There was no way to know it at the time, but the Ikkatsu Project began on this date, ten years ago. Not really began, I suppose, but the events of this day and its aftermath became the focus of what has happened here over the past decade. The Japanese tsunami slammed into coastal towns and nuclear plants alike and the human toll of this seismic event was, and continues to be, overwhelming. That same day, the surging waters swept 5 million tons of debris out to sea in the space of just a few quick minutes and nothing’s really been the same since then.
Before March 11, 2011, ocean plastics were not on everyone’s mind the way they are today. Things like microplastics and phthalate leeching had almost never been discussed outside of a few small cells of researchers, and public focus was never forced onto the topic; it never had a picture that grabbed the imagination and changed perspectives, nothing that us out here in the public square could really identify with. Until that day.

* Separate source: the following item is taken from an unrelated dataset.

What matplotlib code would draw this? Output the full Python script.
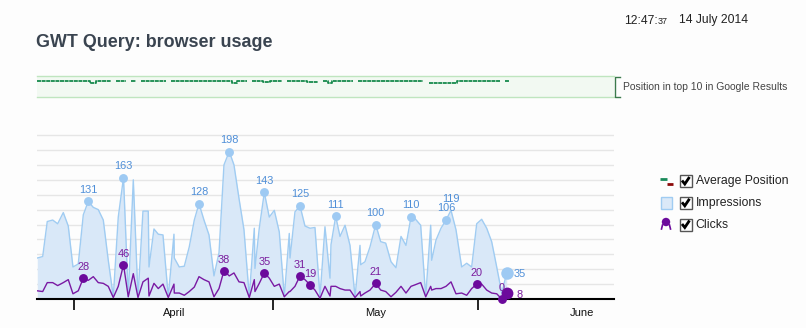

Until the TV news was detailing the tracks of ocean currents, until experts began to predict the arrival of this debris on our shores sometime that winter… until those first large floats began to wash up, black and heavy plastic ovals four feet long, and then the foam floats and the dock sections and the ghost fishing boats covered in pelagic barnacles. For a few months there, maybe longer, the story of marine plastic, especially that related to the tragic tsunami, was never far from the airwaves. We all saw the pictures and the truth about what was happening to the planet was instantly obvious. It felt strange at first, this new understanding that the ocean did not separate us from lands half a world away… not at all. The ocean is what connects us.